The writing wasn’t my style either, unfortunately. Laure described a lot of things as being alike to electricity—his electrifying touch, the electric kiss, etc.—but it was overused, which made the writing feel contrived and clichéd. And the metaphors! Some of them work fine, but in the parts where it didn’t work, it didn’t work at all. Case in point:
I am a giant foot, his hand a magical giant hand and it is all over me. Breath. Less. Whole body warm and throb by.
Yes, being a foot is veeeery romantic. Also:
His lips are soft and his body is hard and grasping and after we test each others’ mouths for a minute, it’s like we are the hungriest people on earth and someone has just served us to each other for dinner, for dessert. We’re steak and mashed potatoes, sides of gravy and chocolate molten lava cake with whipped cream and raspberry sauce. We are decadent. No. He is a crisp, fresh, cool piece of pepper going down. Perfect, like I said.
What a way to be taken out of a kiss… not that I’ve been captured in the first place, I suppose, but surely there was a better way of describing something that’s supposedly really special? Unless that’s what you’re into, the presence of food in a kiss isn’t usually welcome, and food like steak, mashed potatoes and gravy? Yeah, the writing didn’t work for me.
I finished this book because despite all its shortcomings, I do care about Lucille and Wren. I want them to be happy, to survive and to thrive. I want her parents, both her mum and her dad, to answer to their mistakes.
And because of this, the ending really disappointed me. Nothing was really resolved save for Lucille’s relationship with Digby, and even on that end, I didn’t get the ending that I wanted. Truthfully, what I wanted was for Lucille [spoiler] to just forget Digby and move on, focus on the more important things. What about Lucille’s parents? What about Lucille’s plan for college? What becomes of Eden? Yeah, none of these questions were answered. [/end spoiler]

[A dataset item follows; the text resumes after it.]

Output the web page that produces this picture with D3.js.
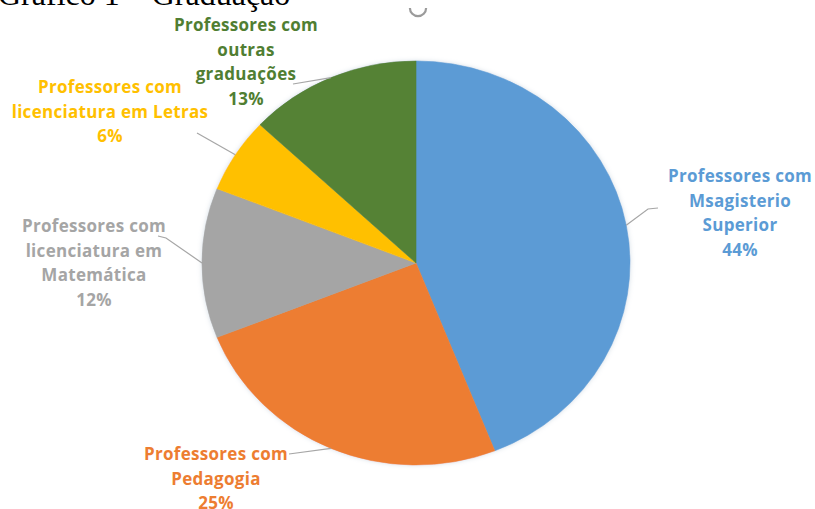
<!DOCTYPE html>
<html>
<head>
<meta charset="utf-8">
<script src="https://cdn.jsdelivr.net/npm/d3@7"></script>
<style>
  html, body { margin: 0; padding: 0; background: #ffffff; }
  svg { display: block; }
</style>
</head>
<body>
<div id="chart"></div>
<script>
// Graduação dos professores — shares per category
const categories = [
  ["Professores com", "Msagisterio", "Superior"],
  ["Professores com", "Pedagogia"],
  ["Professores com", "licenciatura em", "Matemática"],
  ["Professores com", "licenciatura em Letras"],
  ["Professores com", "outras", "graduações"]
];
const values = [44, 25, 12, 6, 13];
const colors = ["#5b9bd5", "#ed7d31", "#a5a5a5", "#ffc000", "#548235"];
const labelColors = ["#5b9bd5", "#ed7d31", "#a5a5a5", "#ffc000", "#507e32"];

// label block placement (centre x, first baseline) and leader start point
const labelLayout = [
  { x: 740, y: 182, lead: [[658, 208], [648, 209]] },
  { x: 216, y: 460, lead: [[289, 454]] },
  { x: 94,  y: 232, lead: [[158, 236], [166, 238]] },
  { x: 110, y: 93,  lead: [[197, 133]] },
  { x: 246, y: 31,  lead: [[293, 84]] }
];

const W = 815, H = 509;
const cx = 416, cy = 263;
const rx = 214, ry = 202;   // pie is drawn slightly flattened
const k = ry / rx;
const lineH = 24.5;

const svg = d3.select("#chart").append("svg")
  .attr("width", W).attr("height", H)
  .attr("viewBox", `0 0 ${W} ${H}`);

const defs = svg.append("defs");
const f = defs.append("filter").attr("id", "soft")
  .attr("x", "-10%").attr("y", "-10%").attr("width", "120%").attr("height", "120%");
f.append("feDropShadow").attr("dx", 0).attr("dy", 0)
  .attr("stdDeviation", 2.5).attr("flood-color", "#9fb4c8").attr("flood-opacity", 0.45);

// figure title (partly cut at the top edge)
svg.append("text")
  .attr("x", -2).attr("y", 5)
  .attr("font-family", "'Liberation Serif', 'Times New Roman', serif")
  .attr("font-size", 32)
  .attr("fill", "#000")
  .text("Gráfico 1 – Graduação");

// small leftover glyph fragment above the pie
svg.append("path")
  .attr("d", d3.arc()({ innerRadius: 7, outerRadius: 9.2, startAngle: Math.PI / 2, endAngle: 3 * Math.PI / 2 }))
  .attr("transform", "translate(418,8)")
  .attr("fill", "#8a8a8a").attr("opacity", 0.85);

const pie = d3.pie().sort(null).value(d => d)(values);
const arc = d3.arc().innerRadius(0).outerRadius(rx);

const g = svg.append("g")
  .attr("transform", `translate(${cx},${cy}) scale(1,${k})`)
  .attr("filter", "url(#soft)");

g.selectAll("path.slice")
  .data(pie)
  .join("path")
  .attr("class", "slice")
  .attr("d", arc)
  .attr("fill", (d, i) => colors[i])
  .attr("stroke", (d, i) => colors[i])
  .attr("stroke-width", 0.6);

// leader lines: from the label to the outer edge at each slice's mid-angle
const edgePoint = d => {
  const a = (d.startAngle + d.endAngle) / 2;
  return [cx + rx * Math.sin(a), cy - rx * Math.cos(a) * k];
};

svg.selectAll("path.leader")
  .data(pie)
  .join("path")
  .attr("class", "leader")
  .attr("d", (d, i) => d3.line()(labelLayout[i].lead.concat([edgePoint(d)])))
  .attr("fill", "none")
  .attr("stroke", "#a6a6a6")
  .attr("stroke-width", 1.2);

// data labels: category lines plus percentage
const labels = svg.selectAll("text.lbl")
  .data(pie)
  .join("text")
  .attr("class", "lbl")
  .attr("text-anchor", "middle")
  .attr("font-family", "'Open Sans', Lato, sans-serif")
  .attr("font-weight", "bold")
  .attr("font-size", 17)
  .attr("letter-spacing", 0.3)
  .attr("fill", (d, i) => labelColors[i]);

labels.each(function (d, i) {
  const lines = categories[i].concat([d3.format(".0f")(d.value) + "%"]);
  d3.select(this).selectAll("tspan")
    .data(lines)
    .join("tspan")
    .attr("x", labelLayout[i].x)
    .attr("y", (t, j) => labelLayout[i].y + j * lineH)
    .text(t => t);
});
</script>
</body>
</html>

This Raging Light could be a lot better. It tackles the very real, very heartbreaking issue of parents’ abandonment, and there were just so many ways I think this book could be improved. More showing, a lot less telling. A likeable love interest. A supportive best friend. Adults who function as the voice of reason. Plenty of conflict resolution. Unfortunately, this one’s not for me.
* I received an ARC of this book from the publisher via NetGalley. This in no way swayed my opinion of the book.